На этот раз ему позвонил Джон Гутфройнд, руководитель Salomon Brothers, который был дорог Уоррену тем, что в 1976 году помог спасти GEICO.
Этот поступок продемонстрировал одновременно силу и слабость Salomon. Андеррайтинг акций GEICO был основан на мнении одного фондового аналитика. Если бы у фирмы было хоть какое-то положение на рынке размещения акций, она бы отказалась от сделки как от слишком мелкой по сравнению с риском юридической ответственности в случае провала. Именно так поступали все другие фирмы. Но в Salomon привыкли действовать смело и решительно. Компания пошла на риск. Баффетту всегда нравились люди, которые прилагали все возможные усилия, помогая ему делать деньги. Сдержанность и интеллигентность Гутфройнда, выпускника частной школы, в сочетании с жесткой властностью, похоже, увеличивали веру Баффетта в него как в руководителя непокорного инвестиционного банка.

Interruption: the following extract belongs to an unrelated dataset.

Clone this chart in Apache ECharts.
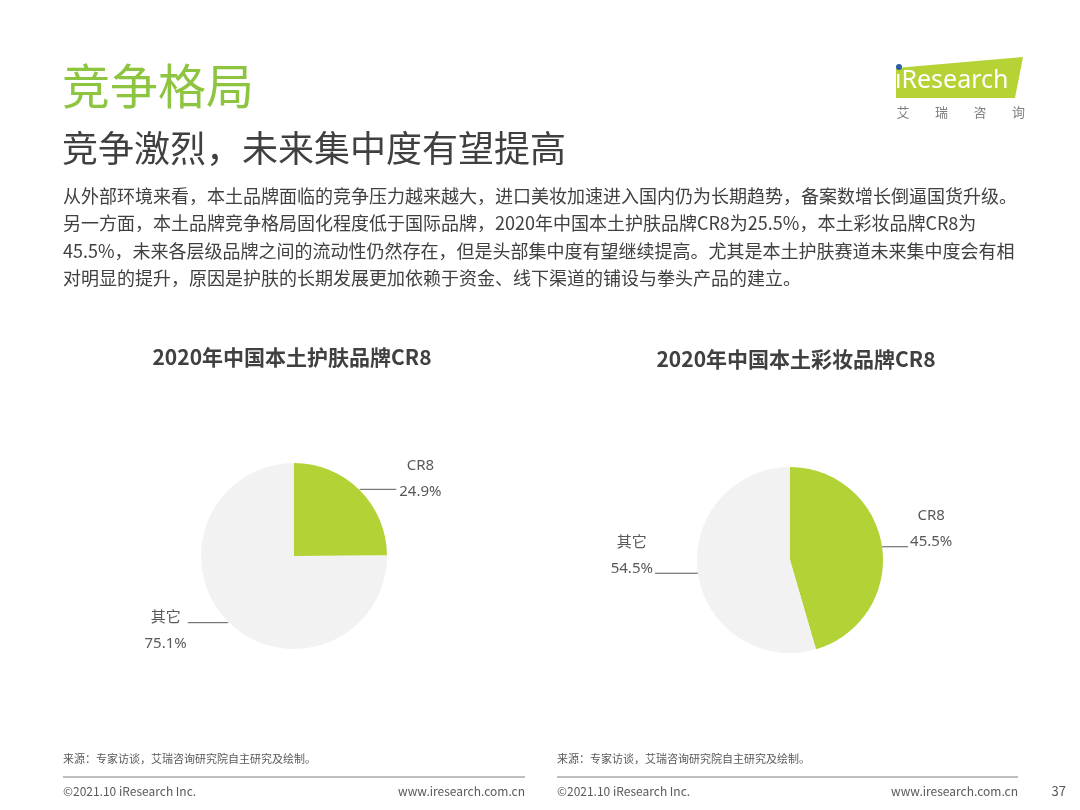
<!DOCTYPE html>
<html>
<head>
<meta charset="utf-8">
<script src="https://cdn.jsdelivr.net/npm/echarts@6/dist/echarts.min.js"></script>
<style>
html,body{margin:0;padding:0;background:#fff;}
#main{width:1080px;height:810px;}
</style>
</head>
<body>
<div id="main"></div>
<script>
// ---- data ----
const pieNames = ['CR8', '其它'];
const skincareValues = [24.9, 75.1];
const makeupValues = [45.5, 54.5];
const chartTitles = ['2020年中国本土护肤品牌CR8', '2020年中国本土彩妆品牌CR8'];
const pageTitle = '竞争格局';
const pageSubtitle = '竞争激烈，未来集中度有望提高';
const paragraphLines = [
  '从外部环境来看，本土品牌面临的竞争压力越来越大，进口美妆加速进入国内仍为长期趋势，备案数增长倒逼国货升级。',
  '另一方面，本土品牌竞争格局固化程度低于国际品牌，2020年中国本土护肤品牌CR8为25.5%，本土彩妆品牌CR8为',
  '45.5%，未来各层级品牌之间的流动性仍然存在，但是头部集中度有望继续提高。尤其是本土护肤赛道未来集中度会有相',
  '对明显的提升，原因是护肤的长期发展更加依赖于资金、线下渠道的铺设与拳头产品的建立。'
];
const sourceText = '来源：专家访谈，艾瑞咨询研究院自主研究及绘制。';
const copyrightText = '©2021.10 iResearch Inc.';
const siteText = 'www.iresearch.com.cn';
const pageNumber = '37';
const logoChars = ['艾', '瑞', '咨', '询'];

// ---- styles ----
const GREEN = '#b3d236';
const GREY = '#f2f2f2';
const FONT = '"Noto Sans CJK SC", "Noto Sans", sans-serif';
const LABEL_FONT = '"Noto Sans", "Noto Sans CJK SC", sans-serif';

const chart = echarts.init(document.getElementById('main'), null, {renderer: 'canvas'});

function labelRich() {
  return {
    n: {fontSize: 15, lineHeight: 26, color: '#595959', align: 'center', fontFamily: LABEL_FONT},
    v: {fontSize: 15, lineHeight: 26, color: '#595959', align: 'center', fontFamily: LABEL_FONT}
  };
}

function buildData(values, cfg) {
  return pieNames.map((name, i) => ({
    name: name,
    value: values[i],
    itemStyle: {color: i === 0 ? GREEN : GREY},
    label: {padding: cfg[i].padding, distanceToLabelLine: cfg[i].dist},
    labelLine: {length: 1, length2: cfg[i].len2}
  }));
}

const leftCfg = [
  {padding: [0, 0, 22, 0], dist: 3, len2: 36},
  {padding: [16, 0, 0, 0], dist: 1, len2: 40}
];
const rightCfg = [
  {padding: [0, 0, 36, 0], dist: 2, len2: 25},
  {padding: [0, 0, 36, 0], dist: 2, len2: 42}
];

function pieSeries(values, center, cfg) {
  return {
    type: 'pie',
    center: center,
    radius: 93,
    startAngle: 90,
    clockwise: true,
    avoidLabelOverlap: false,
    silent: true,
    animation: false,
    label: {
      show: true,
      position: 'outside',
      formatter: '{n|{b}}\n{v|{c}%}',
      rich: labelRich()
    },
    labelLine: {
      show: true,
      lineStyle: {color: '#595959', width: 1}
    },
    data: buildData(values, cfg)
  };
}

const graphics = [];
// page title
graphics.push({type: 'text', left: 62, top: 62, style: {text: pageTitle, font: '48px ' + FONT, fill: '#8dc540'}});
graphics.push({type: 'text', left: 62, top: 130, style: {text: pageSubtitle, font: '36px ' + FONT, fill: '#404040'}});
paragraphLines.forEach((t, i) => {
  graphics.push({type: 'text', x: 63, y: 196 + i * 27.5, style: {text: t, font: '18px ' + FONT, fill: '#404040', verticalAlign: 'middle'}});
});
// chart titles
graphics.push({type: 'text', x: 292, y: 357, style: {text: chartTitles[0], font: 'bold 21px ' + FONT, fill: '#404040', align: 'center', verticalAlign: 'middle'}});
graphics.push({type: 'text', x: 796, y: 359, style: {text: chartTitles[1], font: 'bold 21px ' + FONT, fill: '#404040', align: 'center', verticalAlign: 'middle'}});
// logo
graphics.push({type: 'polygon', shape: {points: [[896, 68], [1023, 57], [1015, 98], [896, 98]]}, style: {fill: '#b5d334'}});
graphics.push({type: 'circle', shape: {cx: 899, cy: 67, r: 3}, style: {fill: '#2d5fa6'}});
graphics.push({type: 'text', x: 895, y: 81, style: {text: 'ıResearch', font: '25px "Noto Sans", sans-serif', fill: '#ffffff', verticalAlign: 'middle'}});
logoChars.forEach((c, i) => {
  graphics.push({type: 'text', x: 903 + i * 38.5, y: 112, style: {text: c, font: '13px ' + FONT, fill: '#7f7f7f', align: 'center', verticalAlign: 'middle'}});
});
// footers
[[63, 525], [557, 1018]].forEach(([x0, x1]) => {
  graphics.push({type: 'text', x: x0, y: 759, style: {text: sourceText, font: '11px ' + FONT, fill: '#595959', verticalAlign: 'middle'}});
  graphics.push({type: 'line', shape: {x1: x0, y1: 777, x2: x1, y2: 777}, style: {stroke: '#7f7f7f', lineWidth: 1}});
  graphics.push({type: 'text', x: x0, y: 791, style: {text: copyrightText, font: '12px ' + FONT, fill: '#595959', verticalAlign: 'middle'}});
  graphics.push({type: 'text', x: x1, y: 791, style: {text: siteText, font: '12px ' + FONT, fill: '#595959', align: 'right', verticalAlign: 'middle'}});
});
graphics.push({type: 'text', x: 1066, y: 791, style: {text: pageNumber, font: '13px ' + FONT, fill: '#595959', align: 'right', verticalAlign: 'middle'}});

chart.setOption({
  backgroundColor: '#ffffff',
  animation: false,
  graphic: graphics,
  series: [
    pieSeries(skincareValues, [294, 556], leftCfg),
    pieSeries(makeupValues, [790, 560], rightCfg)
  ]
});
</script>
</body>
</html>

Гутфройнд вырос в семье зажиточного владельца торговой мясной компании в Скарсдейле, нью-йоркском пригороде, окруженном полями для гольфа. Он изучал литературу в колледже Оберлин, когда Билли Саломон, партнер его отца по гольфу и потомок одного из трех братьев-основателей Salomon Brothers, приобщил его к торговле ценными бумагами.